Cornell Certificate Program: Business Analytics.
ISO 9001: 2008 Quality Management Series Foundation Course
ISO 1400 Environmental Management Course
Data Mining and Business Applications
Microsoft Dynamics NAV trade & Dynamics CRM 3.0
Collaborative Institutional Training Initiative - Social and Behavioral Research
From Koala to Kangaroo: Getting Your Students Hopping With Active Learning – Cengage Learning
Lecture Light Shine: High Wattage (and Low-Stress) Ideas to Engage Any Student! – Cengage Learning
Reasons Students Hate Group Work and Why I Assign It Anyway – Cengage Learning
Engaging Today’s Students: Maximizing the Potential of each Learner - McGraw Hill
Online Learning: Are Students Adequately Setup for Success? - McGraw Hill
Addressing Affordability with an Unlimited Love of Learning – Cengage Learning
Selected Student Testimonials
Throughout my tenure at Isenberg, I have had so many phenomenal professors. My favorite of them all is Professor Nora Junaid in the Operations and Information Management (OIM) department. I enrolled in Nora’s introductory OIM 210 class my first semester in Isenberg.
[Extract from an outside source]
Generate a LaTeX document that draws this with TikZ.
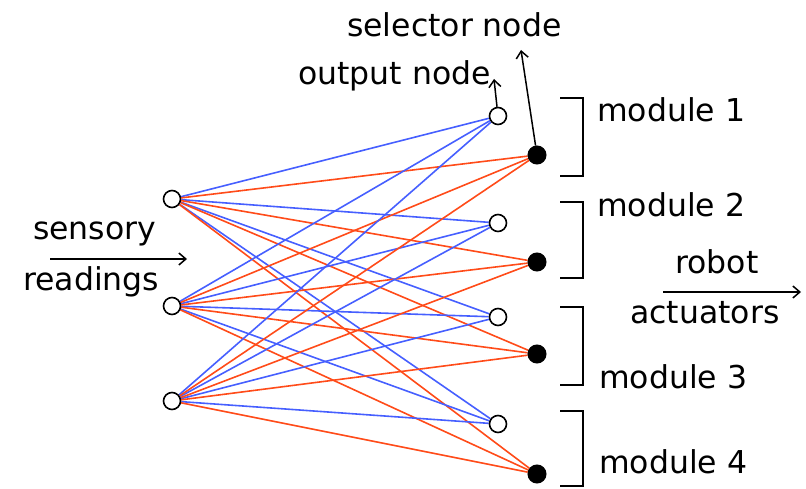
\documentclass[tikz,border=0pt]{standalone}
\usepackage{fontspec}
\setmainfont{DejaVu Sans}
\usetikzlibrary{arrows.meta}
\definecolor{wblue}{RGB}{70,95,255}
\definecolor{wred}{RGB}{255,75,25}
\begin{document}
\begin{tikzpicture}[x=1pt,y=-1pt,
  inode/.style={circle,draw=black,fill=white,line width=1.6pt,minimum size=17pt,inner sep=0pt},
  snode/.style={circle,draw=black,fill=black,line width=1pt,minimum size=18pt,inner sep=0pt},
  bl/.style={wblue,line width=1.6pt},
  rd/.style={wred,line width=1.6pt},
  lbl/.style={font=\fontsize{31.5}{34}\selectfont,anchor=base west,inner sep=0pt},
  arr/.style={-{Straight Barb[length=7pt,width=12pt]},line width=1.5pt},
  brk/.style={line width=1.7pt}]
\useasboundingbox (0,0) rectangle (806,489);
\path
  (172,199) coordinate (ci1) (172,306) coordinate (ci2) (172,401) coordinate (ci3)
  (498,116) coordinate (co1) (498,223) coordinate (co2) (498,317) coordinate (co3) (498,424) coordinate (co4)
  (537,155) coordinate (cs1) (537,262) coordinate (cs2) (537,354) coordinate (cs3) (537,474) coordinate (cs4);
% invisible shapes for clipping the connectors
\foreach \n in {i1,i2,i3,o1,o2,o3,o4}{\node[inode,draw=none,fill=none] (\n) at (c\n) {};}
\foreach \n in {s1,s2,s3,s4}{\node[snode,draw=none,fill=none] (\n) at (c\n) {};}
\foreach \i in {i1,i2,i3}{
  \foreach \o in {o1,o2,o3,o4}{\draw[bl] (\i) -- (\o);}
  \foreach \s in {s1,s2,s3,s4}{\draw[rd] (\i) -- (\s);}
}
\foreach \n in {i1,i2,i3,o1,o2,o3,o4}{\node[inode] at (c\n) {};}
\foreach \n in {s1,s2,s3,s4}{\node[snode] at (c\n) {};}
% labels
\node[lbl] (tsel) at (347,37) {selector node};
\node[lbl] (tout) at (298,85) {output node};
\coordinate (selend) at (521,50);
\coordinate (outend) at (494,79);
\draw[arr] (s1) -- (selend);
\draw[arr] (o1) -- (outend);
\node[lbl] (tsens) at (33,240) {sensory};
\node[lbl] (tread) at (23,290) {readings};
\coordinate (sa) at (50,259);
\coordinate (sb) at (187,259);
\draw[arr] (sa) -- (sb);
\node[lbl] (trob) at (675,273) {robot};
\node[lbl] (tact) at (630,323) {actuators};
\coordinate (ra) at (663,292);
\coordinate (rb) at (801,292);
\draw[arr] (ra) -- (rb);
\node[lbl] (m1) at (597,122) {module 1};
\node[lbl] (m2) at (597,217) {module 2};
\node[lbl] (m3) at (599,388) {module 3};
\node[lbl] (m4) at (599,473) {module 4};
\draw[brk] (560,98) -- (583,98) -- (583,176) -- (560,176);
\draw[brk] (560,202) -- (583,202) -- (583,278) -- (560,278);
\draw[brk] (560,307) -- (583,307) -- (583,385) -- (560,385);
\draw[brk] (560,411) -- (583,411) -- (583,486) -- (560,486);
\end{tikzpicture}
\end{document}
That semester, in order to satisfy an Honors requirement, I worked with Nora after classes to conduct research on information systems. Specifically, she and I established a meta-analysis that lists studies examining personality factors and technology use determinants. Throughout the class, Nora was my mentor, not only in our research together, but way beyond that. She introduced me to OIM, helped me understand its potential career paths, and inspired me to pursue the major. The best part about sitting in Nora’s class was that she always walked in the room filled with enthusiasm. She was one of the most engaging, helpful, and dedicated professors I had at Isenberg. Without her, I may have never pursued OIM as a major.